Step Away Voluntarily
During the worst part of the pandemic, many were forced to be in situations all day long with abusers because they could not leave their homes or apartments. Reports of domestic violence increased during the worst part of the pandemic. At least school and work allowed people time away from the people abusing them either physically or emotionally.
Empower Yourself
An intentional self-imposed slowdown is an empowering move. You can prepare for it by having your brain open to receive clarity and guidance. But the main thing about it is that you control your life, not someone else. You won’t need to depend on anyone to handle things for you. You can learn to pull your own strings in a way that makes your life work best for you.
6. When Driven By Fears and Insecurity
Are you being controlled by your own negative self-talk, fears, or insecurities? What about charged emotions, impulsive spending habits, or the need to impress people? It’s something to consider, especially if you want certain areas of your life to improve. Also, if we are not careful, we can unknowingly allow buried feelings from childhood traumas to control how we move through life and relationships
I am a massive proponent of self-advocacy. So, you first need to understand what you want, what makes you happy, and what is best for your life.

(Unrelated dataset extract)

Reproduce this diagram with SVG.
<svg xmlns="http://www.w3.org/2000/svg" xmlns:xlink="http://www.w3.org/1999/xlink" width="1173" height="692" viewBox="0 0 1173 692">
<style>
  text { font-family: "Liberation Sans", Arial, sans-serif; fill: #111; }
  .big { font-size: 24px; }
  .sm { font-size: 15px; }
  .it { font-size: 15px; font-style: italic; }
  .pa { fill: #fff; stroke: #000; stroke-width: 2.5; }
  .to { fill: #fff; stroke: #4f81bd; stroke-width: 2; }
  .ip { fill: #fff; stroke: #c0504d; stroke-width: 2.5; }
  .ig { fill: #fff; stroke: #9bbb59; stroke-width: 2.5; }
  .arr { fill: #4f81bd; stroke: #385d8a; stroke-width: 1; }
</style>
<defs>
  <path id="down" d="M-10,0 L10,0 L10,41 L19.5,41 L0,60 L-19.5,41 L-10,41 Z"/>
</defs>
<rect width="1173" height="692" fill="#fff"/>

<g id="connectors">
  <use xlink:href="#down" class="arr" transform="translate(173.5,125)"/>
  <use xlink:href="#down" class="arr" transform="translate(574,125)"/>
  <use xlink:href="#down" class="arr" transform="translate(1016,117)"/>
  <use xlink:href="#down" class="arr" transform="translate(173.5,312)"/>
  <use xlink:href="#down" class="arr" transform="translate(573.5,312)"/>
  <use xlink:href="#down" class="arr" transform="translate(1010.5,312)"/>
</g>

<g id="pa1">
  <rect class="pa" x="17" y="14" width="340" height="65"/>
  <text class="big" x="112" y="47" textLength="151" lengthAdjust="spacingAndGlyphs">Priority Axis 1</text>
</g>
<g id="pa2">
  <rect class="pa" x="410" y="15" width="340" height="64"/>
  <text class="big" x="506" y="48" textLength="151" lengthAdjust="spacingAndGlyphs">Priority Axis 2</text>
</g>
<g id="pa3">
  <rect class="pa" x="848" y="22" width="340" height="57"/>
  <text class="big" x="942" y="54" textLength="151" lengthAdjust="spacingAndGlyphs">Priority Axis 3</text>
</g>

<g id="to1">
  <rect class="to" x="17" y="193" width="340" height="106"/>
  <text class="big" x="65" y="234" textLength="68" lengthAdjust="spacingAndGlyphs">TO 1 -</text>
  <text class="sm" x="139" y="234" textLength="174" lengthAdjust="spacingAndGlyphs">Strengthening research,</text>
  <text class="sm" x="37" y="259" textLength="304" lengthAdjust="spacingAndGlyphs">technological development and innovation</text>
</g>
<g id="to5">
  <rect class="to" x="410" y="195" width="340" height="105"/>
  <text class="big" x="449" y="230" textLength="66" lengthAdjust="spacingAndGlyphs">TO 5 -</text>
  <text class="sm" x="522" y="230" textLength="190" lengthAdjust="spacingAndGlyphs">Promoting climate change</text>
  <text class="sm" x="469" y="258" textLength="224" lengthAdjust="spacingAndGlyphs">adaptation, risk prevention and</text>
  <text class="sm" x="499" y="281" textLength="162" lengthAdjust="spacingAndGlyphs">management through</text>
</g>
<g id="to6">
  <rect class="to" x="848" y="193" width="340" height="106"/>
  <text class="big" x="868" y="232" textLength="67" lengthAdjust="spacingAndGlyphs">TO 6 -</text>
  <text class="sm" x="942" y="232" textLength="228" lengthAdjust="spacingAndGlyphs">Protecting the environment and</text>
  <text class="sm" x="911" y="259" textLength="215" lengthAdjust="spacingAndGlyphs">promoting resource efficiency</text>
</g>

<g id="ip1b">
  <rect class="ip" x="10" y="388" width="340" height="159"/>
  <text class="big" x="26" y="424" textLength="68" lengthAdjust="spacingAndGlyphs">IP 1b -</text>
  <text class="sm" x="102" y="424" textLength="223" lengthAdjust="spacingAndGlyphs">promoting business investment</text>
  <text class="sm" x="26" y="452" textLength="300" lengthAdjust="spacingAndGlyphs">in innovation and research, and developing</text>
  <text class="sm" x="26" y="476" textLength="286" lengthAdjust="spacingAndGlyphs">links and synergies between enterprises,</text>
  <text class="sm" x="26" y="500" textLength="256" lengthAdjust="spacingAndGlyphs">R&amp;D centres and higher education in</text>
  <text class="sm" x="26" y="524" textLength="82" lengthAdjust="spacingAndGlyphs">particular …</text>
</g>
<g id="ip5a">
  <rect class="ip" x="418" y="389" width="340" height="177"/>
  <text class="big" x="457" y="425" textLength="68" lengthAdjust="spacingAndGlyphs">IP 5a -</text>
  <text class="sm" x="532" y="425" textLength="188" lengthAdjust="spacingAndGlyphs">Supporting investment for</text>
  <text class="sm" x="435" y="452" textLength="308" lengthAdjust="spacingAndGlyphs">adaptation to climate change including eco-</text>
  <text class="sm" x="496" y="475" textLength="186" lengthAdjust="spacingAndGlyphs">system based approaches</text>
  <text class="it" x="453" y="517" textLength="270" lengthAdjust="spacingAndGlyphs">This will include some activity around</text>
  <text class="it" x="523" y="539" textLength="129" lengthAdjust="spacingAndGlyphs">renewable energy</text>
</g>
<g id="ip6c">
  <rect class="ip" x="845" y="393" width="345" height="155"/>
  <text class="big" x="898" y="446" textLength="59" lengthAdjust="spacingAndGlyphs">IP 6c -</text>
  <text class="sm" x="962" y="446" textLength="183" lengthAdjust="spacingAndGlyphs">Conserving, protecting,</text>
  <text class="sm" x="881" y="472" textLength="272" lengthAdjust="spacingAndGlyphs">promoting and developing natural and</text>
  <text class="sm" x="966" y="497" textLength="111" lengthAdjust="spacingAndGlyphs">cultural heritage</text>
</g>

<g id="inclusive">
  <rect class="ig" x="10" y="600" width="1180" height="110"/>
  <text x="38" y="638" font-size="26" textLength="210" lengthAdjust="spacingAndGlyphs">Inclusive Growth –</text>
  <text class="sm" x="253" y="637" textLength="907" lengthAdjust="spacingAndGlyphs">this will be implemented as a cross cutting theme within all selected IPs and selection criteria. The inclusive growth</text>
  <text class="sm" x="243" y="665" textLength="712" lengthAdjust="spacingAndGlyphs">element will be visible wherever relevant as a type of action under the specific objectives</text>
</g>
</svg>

7. When Afraid To Advocate For Yourself
I am a massive proponent of self-advocacy. So, it would help if you first discovered what you want, what makes you happy, and what is best for your life. This is not the time to be concerned about hurting people’s feelings. Remember, that is how you got into this situation in the first place.
Pray For Courage
There may be someone you do not want to upset or disappoint. Perhaps someone has set expectations for your life without considering what is best for you, and you need the courage to advocate for yourself. But there is still time to do that. If you want peace of mind, you must do it.
Be Encouraged
You can take control of your life out of someone else’s hands! I know you can do it. So, I encourage you to believe it too.
You can trust your instincts because you know what’s best for you. And when you make mistakes, so what? Trust that life will help you to straighten it all out.
Be Selfish About Controlling Your Own Destiny
Yep. I said it. Be selfish. That is not a message we hear much in religious circles, but if taught right, we would see that Jesus was very selfish. Jesus allowed no one to take him off-course. Without a doubt, some wanted Jesus to do things differently, but he honored what was right for him.
Jesus Didn’t Care About Disappointing People
I don’t remember reading where Jesus was concerned about hurting somebody’s feelings, not even religious folk. On the contrary, he was so single-minded that he advocated for his path until death. That is the tenacity I want you to have to get control of your life and free yourself from the power of others. And yes, that includes well-meaning people you love.
In closing, it can be challenging to discern and accept the truth about your situation. But it’s worth trying to ensure you aren’t remote-controlled by anything or anyone other than yourself.
I wish you the highest level of clarity the gods allow.